▶ [TASK DESCRIPTION] Nothing but the lines from the top of the data to the line holding "from matplotlib.patches import Rectangle" should be printed, word for word and both ends included; leave the pictures out.

+---+

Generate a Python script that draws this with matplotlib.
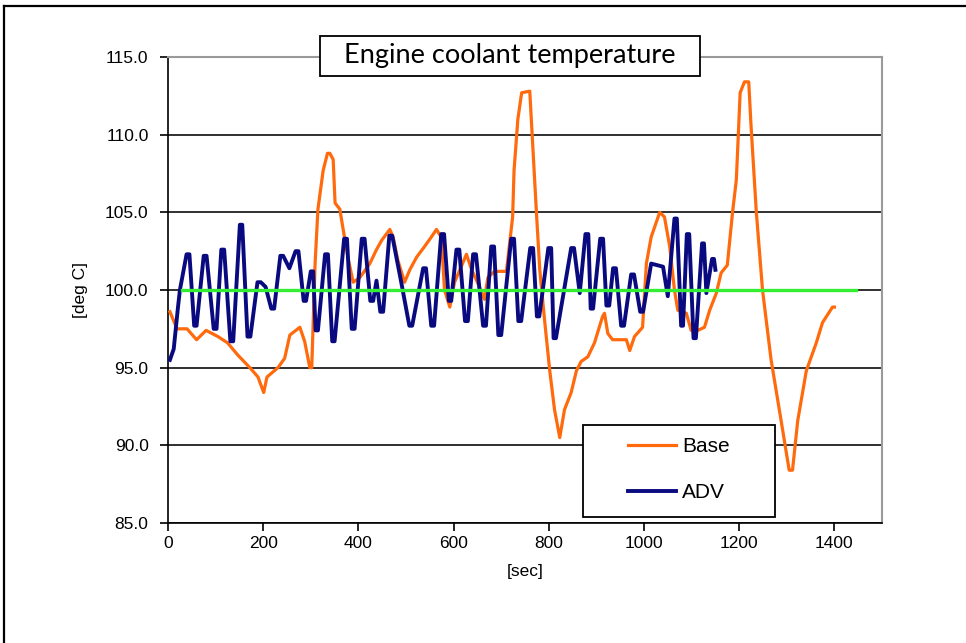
import matplotlib
matplotlib.use("Agg")
import matplotlib.pyplot as plt
from matplotlib.lines import Line2D
from matplotlib.patches import Rectangle

# Base coolant temperature [sec], [deg C]
base_t = [4, 19, 40, 60, 80, 105, 125, 147, 172, 189, 201, 208, 231, 245, 256,
          277, 287, 298, 302, 309, 315, 326, 335, 340, 347, 351, 361, 368, 378,
          389, 403, 424, 438, 449, 466, 473, 483, 497, 508, 522, 539, 553, 564,
          574, 581, 592, 602, 627, 638, 650, 665, 672, 686, 711, 724, 727, 735,
          743, 760, 767, 774, 781, 791, 802, 812, 823, 833, 847, 858, 868, 882,
          896, 913, 917, 924, 934, 963, 970, 980, 997, 1005, 1015, 1033, 1043,
          1054, 1064, 1071, 1089, 1099, 1113, 1127, 1138, 1152, 1162, 1175,
          1186, 1194, 1202, 1211, 1220, 1225, 1236, 1249, 1267, 1288, 1305,
          1312, 1323, 1341, 1362, 1375, 1396, 1400]
base_v = [98.6, 97.5, 97.5, 96.8, 97.4, 97.0, 96.6, 95.8, 95.0, 94.4, 93.4,
          94.4, 95.0, 95.6, 97.1, 97.6, 96.7, 95.0, 95.0, 101.7, 105.2, 107.7,
          108.8, 108.8, 108.4, 105.6, 105.2, 103.9, 102.1, 100.5, 100.8, 101.7,
          102.6, 103.2, 103.9, 103.4, 101.9, 100.5, 101.3, 102.1, 102.8, 103.4,
          103.9, 103.4, 100.0, 98.9, 100.5, 102.3, 101.3, 100.5, 99.4, 100.8,
          101.2, 101.2, 104.7, 107.7, 111.0, 112.7, 112.8, 108.9, 105.0, 101.3,
          98.1, 94.8, 92.3, 90.5, 92.3, 93.4, 94.8, 95.4, 95.7, 96.6, 98.3,
          98.5, 97.2, 96.8, 96.8, 96.1, 97.0, 97.6, 101.7, 103.4, 105.0, 104.7,
          102.8, 100.0, 98.7, 98.5, 97.4, 97.4, 97.6, 98.7, 99.8, 101.1, 101.6,
          105.0, 107.1, 112.7, 113.4, 113.4, 110.5, 105.0, 100.0, 95.5, 91.6,
          88.4, 88.4, 91.6, 94.8, 96.6, 97.9, 98.9, 98.9]

# ADV coolant temperature [sec], [deg C]
adv_t = [4, 12, 21, 25, 39, 45, 55, 60, 75, 81, 96, 102, 112, 118, 131, 137,
         151, 156, 167, 173, 188, 195, 205, 217, 223, 236, 242, 255, 268, 274,
         285, 290, 300, 305, 310, 315, 330, 336, 345, 350, 370, 376, 386, 392,
         407, 413, 425, 431, 438, 446, 452, 465, 471, 490, 507, 513, 536, 542,
         553, 559, 574, 580, 590, 595, 606, 612, 624, 630, 641, 647, 662, 668,
         679, 685, 694, 700, 721, 727, 736, 742, 761, 767, 775, 780, 799, 805,
         810, 815, 847, 853, 865, 877, 883, 888, 893, 908, 914, 921, 927, 935,
         941, 952, 958, 973, 979, 992, 998, 1015, 1040, 1050, 1064, 1069, 1078,
         1082, 1090, 1095, 1104, 1109, 1122, 1126, 1131, 1143, 1147, 1150]
adv_v = [95.5, 96.2, 98.9, 100.0, 102.3, 102.3, 97.7, 97.7, 102.2, 102.2, 97.5,
         97.5, 102.6, 102.6, 96.7, 96.7, 104.2, 104.2, 97.0, 97.0, 100.5, 100.5,
         100.2, 98.8, 98.8, 102.2, 102.2, 101.4, 102.5, 102.5, 99.3, 99.3, 101.2,
         101.2, 97.4, 97.4, 102.3, 102.3, 96.7, 96.7, 103.3, 103.3, 97.5, 97.5,
         103.3, 103.3, 99.3, 99.3, 100.6, 98.6, 98.6, 103.5, 103.5, 100.5, 97.7,
         97.7, 101.4, 101.4, 97.7, 97.7, 103.6, 103.6, 99.3, 99.3, 102.6, 102.6,
         98.0, 98.0, 102.3, 102.3, 97.7, 97.7, 102.8, 102.8, 97.1, 97.1, 103.3,
         103.3, 98.0, 98.0, 102.7, 102.7, 98.3, 98.3, 102.7, 102.7, 96.9, 96.9,
         102.7, 102.7, 99.8, 103.6, 103.6, 98.8, 98.8, 103.3, 103.3, 99.0, 99.0,
         101.4, 101.4, 97.7, 97.7, 101.0, 101.0, 98.6, 98.6, 101.7, 101.5, 99.6,
         104.6, 104.6, 97.7, 97.7, 103.6, 103.6, 96.9, 96.9, 103.0, 103.0, 99.8,
         102.0, 102.0, 101.3]

# Target temperature line
target_t = [30, 1445]
target_v = [100.0, 100.0]

x_ticks = [0, 200, 400, 600, 800, 1000, 1200, 1400]
y_ticks = [85.0, 90.0, 95.0, 100.0, 105.0, 110.0, 115.0]

W, H = 966, 643
fig = plt.figure(figsize=(W / 100, H / 100), dpi=100)
ax = fig.add_axes([168 / W, 1 - 523 / H, (882 - 168) / W, (523 - 57) / H])

ax.set_xlim(0, 1500)
ax.set_ylim(85, 115)
ax.set_xticks(x_ticks)
ax.set_yticks(y_ticks)
ax.set_yticklabels([f"{v:.1f}" for v in y_ticks])

ax.grid(axis="y", color="#303030", linewidth=1.4, zorder=0)
ax.set_axisbelow(True)

ax.plot(base_t, base_v, color="#ff6a0d", linewidth=2.3, label="Base", zorder=3)
ax.plot(adv_t, adv_v, color="#0a0a80", linewidth=2.8, label="ADV", zorder=4,
        solid_joinstyle="round")
ax.plot(target_t, target_v, color="#33ee33", linewidth=2.4, zorder=5)

for s in ("top", "right"):
    ax.spines[s].set_color("#9a9a9a")
    ax.spines[s].set_linewidth(1.5)
for s in ("left", "bottom"):
    ax.spines[s].set_color("black")
    ax.spines[s].set_linewidth(1.2)

ax.tick_params(axis="both", direction="out", length=6, width=1.2, color="black",
               labelsize=12.5)
ax.tick_params(axis="x", pad=3)
ax.tick_params(axis="y", pad=8)
for lab in ax.get_xticklabels() + ax.get_yticklabels():
    lab.set_fontfamily("Liberation Sans")

ax.set_xlabel("[sec]", fontfamily="Liberation Sans", fontsize=12.5, labelpad=10)
ax.set_ylabel("[deg C]", fontfamily="Liberation Sans", fontsize=12.5, labelpad=12)

# Legend: white framed box with the two series handles
px2ax_x = lambda px: (px - 168) / 714
px2ax_y = lambda py: (523 - py) / 466
ax.add_patch(Rectangle((px2ax_x(583), px2ax_y(517)),
                       px2ax_x(775) - px2ax_x(583), px2ax_y(425) - px2ax_y(517),
                       transform=ax.transAxes, facecolor="white",
                       edgecolor="black", linewidth=1.3, zorder=9))
leg = ax.legend(loc="upper left",
                bbox_to_anchor=(px2ax_x(622), px2ax_y(431)),
                frameon=False, prop={"family": "Liberation Sans", "size": 15},
                handlelength=2.3, handletextpad=0.3, labelspacing=1.3,
                borderpad=0.3, borderaxespad=0)
leg.set_zorder(10)

# Title box
fig.patches.append(Rectangle((320 / W, 1 - 76 / H), (700 - 320) / W, (76 - 36) / H,
                             transform=fig.transFigure, facecolor="white",
                             edgecolor="black", linewidth=1.3, zorder=20))
fig.text(510 / W, 1 - 56 / H, "Engine coolant temperature", ha="center",
         va="center", fontfamily="Lato", fontsize=19.5, zorder=21)

# Outer frame (left and top edges)
fig.add_artist(Line2D([4 / W, 4 / W], [0, 1 - 6 / H], transform=fig.transFigure,
                      color="black", linewidth=1.6))
fig.add_artist(Line2D([4 / W, 1], [1 - 6 / H, 1 - 6 / H], transform=fig.transFigure,
                      color="black", linewidth=1.6))

fig.savefig("out.png", dpi=100)
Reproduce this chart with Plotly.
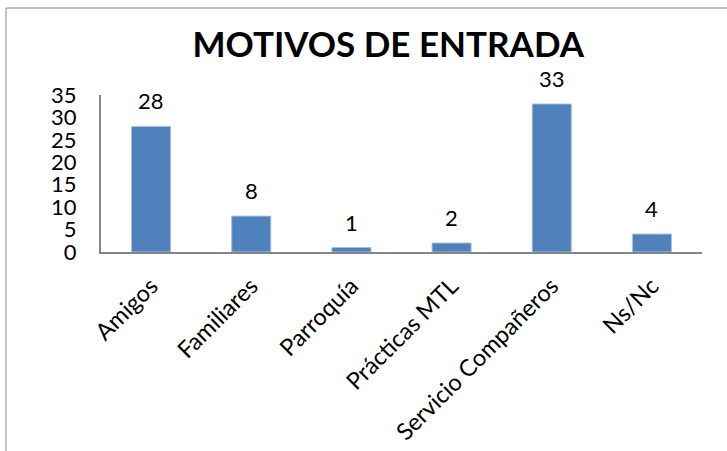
import plotly.graph_objects as go

categories = ["Amigos", "Familiares", "Parroquía", "Prácticas MTL", "Servicio Compañeros", "Ns/Nc"]
values = [28, 8, 1, 2, 33, 4]
y_ticks = [0, 5, 10, 15, 20, 25, 30, 35]

FONT = "Lato"
W, H = 727, 451
L, R, T, B = 101, 25, 95, 199
pw = W - L - R
ph = H - T - B

def px_x(px):
    return (px - L) / pw

def px_y(py):
    return (H - B - py) / ph

fig = go.Figure(go.Bar(
    x=categories, y=values,
    marker=dict(color="#4F81BD", line=dict(color="#a9c0e0", width=1)),
    cliponaxis=False, width=0.39,
))

for c, v in zip(categories, values):
    fig.add_annotation(x=c, y=v, text=str(v), showarrow=False, yanchor="bottom",
                       yshift=10, font=dict(family=FONT, size=22, color="#000"))

fig.update_layout(
    width=W, height=H,
    margin=dict(l=L, r=R, t=T, b=B, autoexpand=False),
    paper_bgcolor="white", plot_bgcolor="white",
    showlegend=False,
    title=dict(text="<b>MOTIVOS DE ENTRADA</b>", x=0.534, xanchor="center",
               y=1 - 45 / H, yanchor="middle",
               font=dict(family=FONT, size=35, color="#000")),
    xaxis=dict(showline=True, linecolor="#868686", linewidth=2, tickangle=-45,
               tickfont=dict(family=FONT, size=23.5, color="#000"), showgrid=False,
               ticks="outside", ticklen=9, tickcolor="rgba(0,0,0,0)", automargin=False),
    yaxis=dict(range=[0, 35], tickvals=y_ticks, showline=True, linecolor="#868686",
               linewidth=2, showgrid=False, zeroline=False,
               tickfont=dict(family=FONT, size=22, color="#000"),
               ticks="outside", ticklen=18, tickcolor="rgba(0,0,0,0)", automargin=False),
    shapes=[dict(type="rect", xref="paper", yref="paper",
                 x0=px_x(6), x1=px_x(740), y0=px_y(470), y1=px_y(8),
                 line=dict(color="#868686", width=1), layer="below")],
)

fig.write_html("out.html", config={"displayModeBar": False},
               post_script="document.body.style.margin='0';document.body.style.overflow='hidden';")
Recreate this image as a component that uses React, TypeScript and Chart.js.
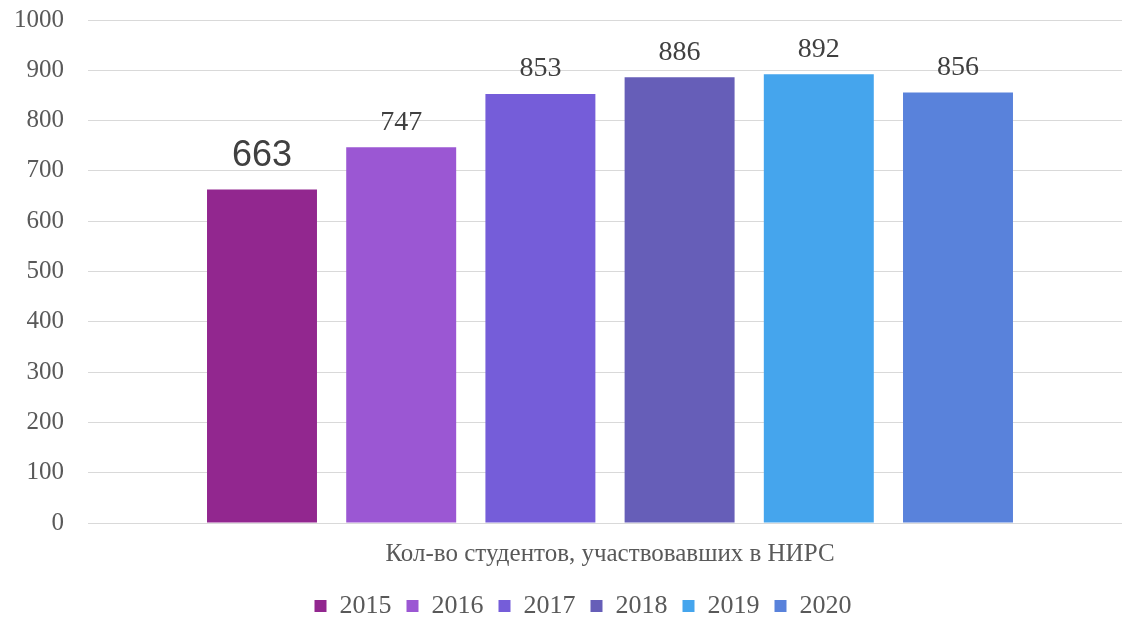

+---+

▶ [WRITTEN SOLUTION]
Generate a Python script that draws this with matplotlib.
import matplotlib
matplotlib.use("Agg")
import matplotlib.pyplot as plt
from matplotlib.lines import Line2D
from matplotlib.patches import Rectangle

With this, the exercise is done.